Here, I think, is where the coherence theory really shines. Values, being somewhat subjective, may defy easy correspondence. But it becomes epistemologically meaningful to say that certain values are “right” or “wrong” (“true” and “false” we can reserve for facts) within the overarching framework of a coherence paradigm.
Conveniently, there already exists a name for an over-arching moral coherence framework. It is called an “ethos.”
I understand that facts and values interact with each other, making it difficult to completely disentangle the two. This, I suspect, may be why people approached them the same way in the first place. But the particular challenges that may arise from evaluating facts and values on different frameworks seem petty in comparison with the problems with trying to evaluate facts through coherence, or values through correspondence.

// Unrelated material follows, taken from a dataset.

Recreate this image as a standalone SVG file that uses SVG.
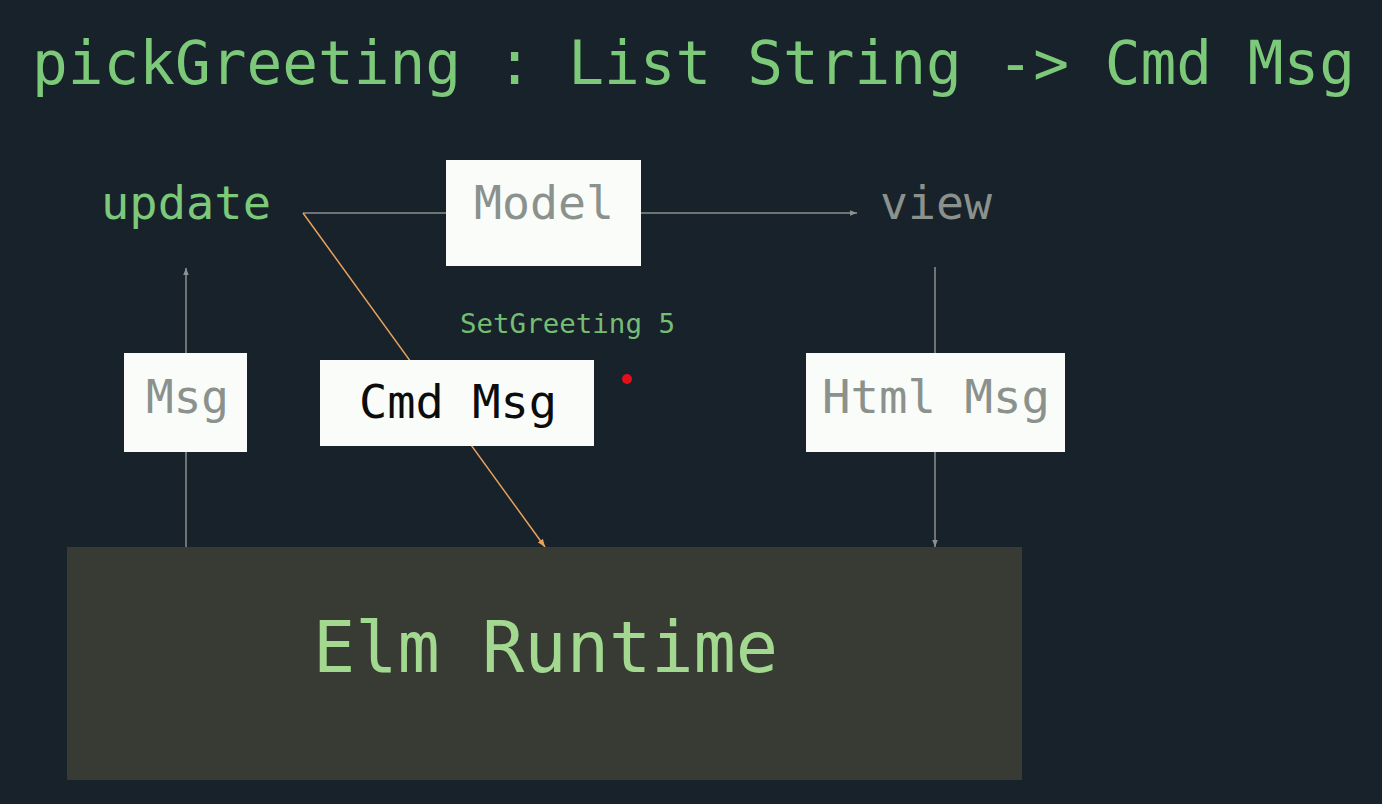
<svg xmlns="http://www.w3.org/2000/svg" width="1382" height="804" viewBox="0 0 1382 804">
<defs>
<style>
.mono{font-family:"DejaVu Sans Mono","Liberation Mono",monospace;}
.box{fill:#f9fcf9;}
.gray{fill:#8b918c;}
.green{fill:#7dc97a;}
.conn{stroke:#8b918c;stroke-width:1.5;fill:none;}
.orange{stroke:#e9a25c;stroke-width:1.5;fill:none;}
</style>
<marker id="ag" viewBox="0 0 10 10" refX="10" refY="5" markerWidth="7" markerHeight="7" orient="auto" markerUnits="userSpaceOnUse">
<path d="M0,1 L10,5 L0,9 z" fill="#8b918c"/>
</marker>
<marker id="ao" viewBox="0 0 10 10" refX="10" refY="5" markerWidth="8" markerHeight="8" orient="auto" markerUnits="userSpaceOnUse">
<path d="M0,1 L10,5 L0,9 z" fill="#e9a25c"/>
</marker>
</defs>
<rect width="1382" height="804" fill="#18222a"/>
<text class="mono green" x="32" y="84" font-size="60" textLength="1323" lengthAdjust="spacingAndGlyphs">pickGreeting : List String -&gt; Cmd Msg</text>

<g id="connectors">
<line class="conn" x1="303" y1="213" x2="446" y2="213"/>
<line class="conn" x1="641" y1="213" x2="857" y2="213" marker-end="url(#ag)"/>
<line class="conn" x1="935" y1="267" x2="935" y2="547" marker-end="url(#ag)"/>
<line class="conn" x1="186" y1="547" x2="186" y2="268" marker-end="url(#ag)"/>
<line class="orange" x1="303" y1="213" x2="545" y2="547" marker-end="url(#ao)"/>
</g>

<g id="update">
<text class="mono green" x="101" y="219" font-size="47" textLength="170" lengthAdjust="spacingAndGlyphs">update</text>
</g>
<g id="model">
<rect class="box" x="446" y="160" width="195" height="106"/>
<text class="mono gray" x="474" y="219" font-size="47" textLength="140" lengthAdjust="spacingAndGlyphs">Model</text>
</g>
<g id="view">
<text class="mono gray" x="880" y="219" font-size="47" textLength="112" lengthAdjust="spacingAndGlyphs">view</text>
</g>
<g id="msg">
<rect class="box" x="124" y="353" width="123" height="99"/>
<text class="mono gray" x="146" y="413" font-size="47" textLength="83" lengthAdjust="spacingAndGlyphs">Msg</text>
</g>
<g id="cmdmsg">
<rect class="box" x="320" y="360" width="274" height="86"/>
<text class="mono" fill="#0c0c0c" x="359" y="418" font-size="47" textLength="198" lengthAdjust="spacingAndGlyphs">Cmd Msg</text>
</g>
<g id="setgreeting">
<text class="mono" fill="#76bd74" x="460" y="333" font-size="27" textLength="215" lengthAdjust="spacingAndGlyphs">SetGreeting 5</text>
</g>
<circle cx="627" cy="379" r="5" fill="#e3101c"/>
<g id="htmlmsg">
<rect class="box" x="806" y="353" width="259" height="99"/>
<text class="mono gray" x="822" y="413" font-size="47" textLength="228" lengthAdjust="spacingAndGlyphs">Html Msg</text>
</g>
<g id="runtime">
<rect x="67" y="547" width="955" height="233" fill="#383b33"/>
<text class="mono" fill="#a2d88f" x="313" y="672" font-size="71" textLength="465" lengthAdjust="spacingAndGlyphs">Elm Runtime</text>
</g>
</svg>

In short, though the “truth” facts and values can both be evaluated through established epistemological standards, facts and values are not the same kinds of thing, and should not be treated the same. A worldview that evaluates facts through the correspondence theory while evaluating values through the cohesion theory seems like it would make more sense of the world and provide actionable interpretations without departing from reality entirely.